The Yes campaign was not, is not and will never be a movement where everyone agrees on everything. How could it be? From those who favour a left wing socialist Scotland to those who align with the more conservative ideals of Michael Fry, the movement for Scotland’s Independence covers a wide array of political viewpoints – and that should be respected.
It was obvious that the Sustainable Growth Commission, or any report from any specific body, couldn’t appeal to everyone who supports Scotland’s Independence. I’m sure there were a few raised eyebrows at Common Weal’s ‘How to start a new country’, if not the same level of opposition to it.
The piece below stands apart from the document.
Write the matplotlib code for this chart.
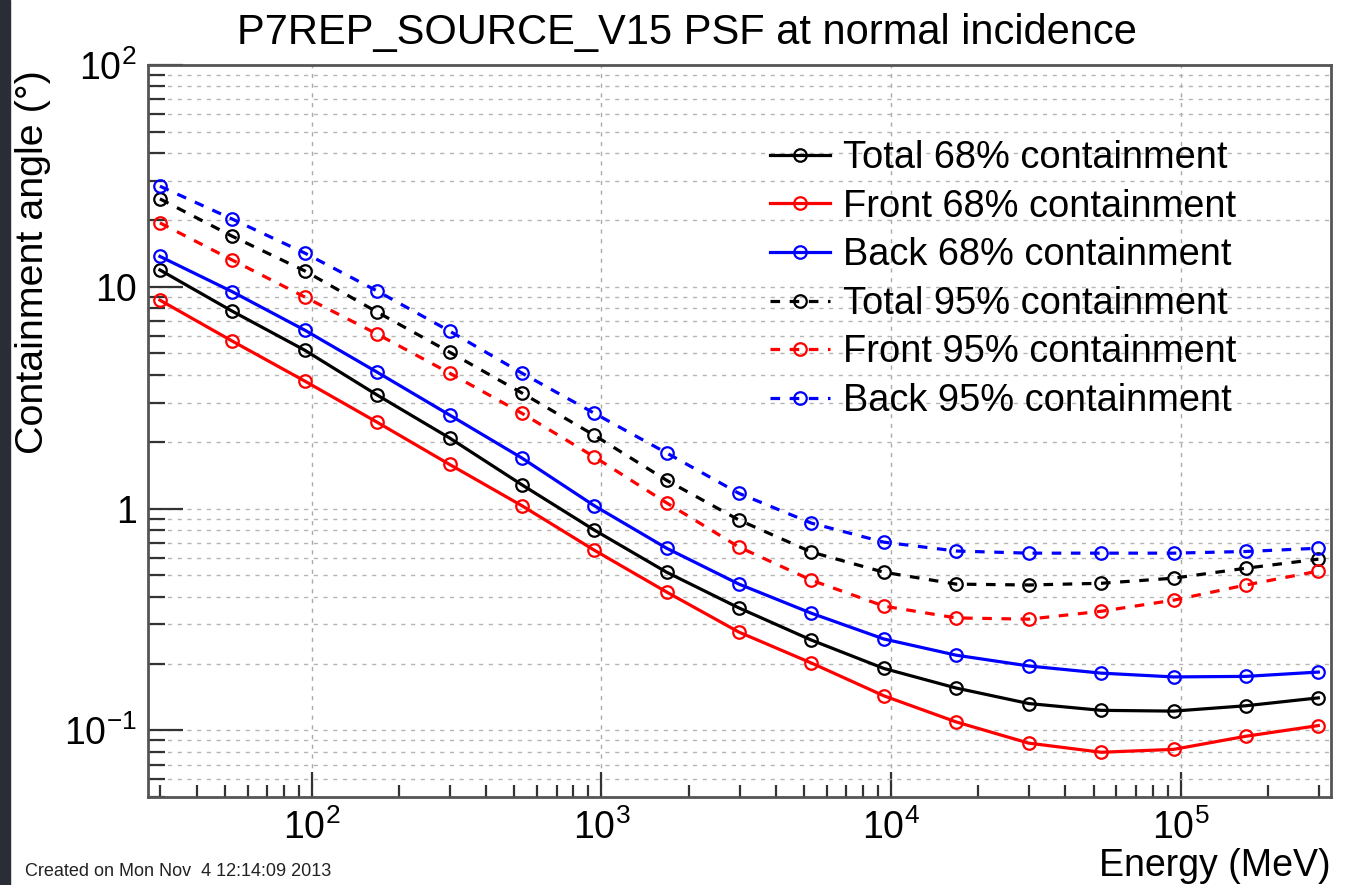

The point is the independence movement – if it is truly to be a movement – has to capture the hearts and minds of a wide range of people. From unskilled workers to high flying executives, from teenagers just old enough to vote to pensioners who have been voting for decades – we have to connect with everyone. It has to embrace the foibles of the rights and the opinion of the left, the environmentalism of the greens to the determination of those who want to use all our resources for Scotland’s benefit. A movement can’t be narrowly defined, following a strict set of policies and aspirations. It has to be a bigger tent that allows everyone in who supports the single, basic premise that decisions made about Scotland should be taken here in Scotland; that Independence is the only future for Scotland.
Sometimes I worry that we are too busy trying to figure out what we want to see in an independent Scotland that we’ve lost sight that we haven’t yet won our independence.
The Sustainable Growth Commission is a valuable addition to the debate about independence – as were documents from Common Weal and others. It is about independence and the possibilities that independence can bring but it is not a prescribed route to independence any more than Common Weal’s recent paper, or other ideas currently doing the rounds such as Land Value Tax (Aggregate Ground Rent) or a Citizen’s Income. These are contributions to the debate that we can sit down and settle when we get to vote for our first Independent Scottish Parliament.
In some ways I’m wary of reports like the Sustainable Growth Commissions – in the same way as the 2014 White Paper gave too many options for disagreement and too much latitude for opponents to find issues that they could attack Independence with.
Independence to me is not about economic or currency – as important as these issues are – its about having a fully functioning democracy in Scotland where our votes count. It’s about choosing a government, of whatever political flavour, that is favoured by the majority of voters in Scotland, one whose sole focus is to make an Independent Scotland prosper.
Maybe instead of long winded reports we should simply paint a few slogans on a bus instead!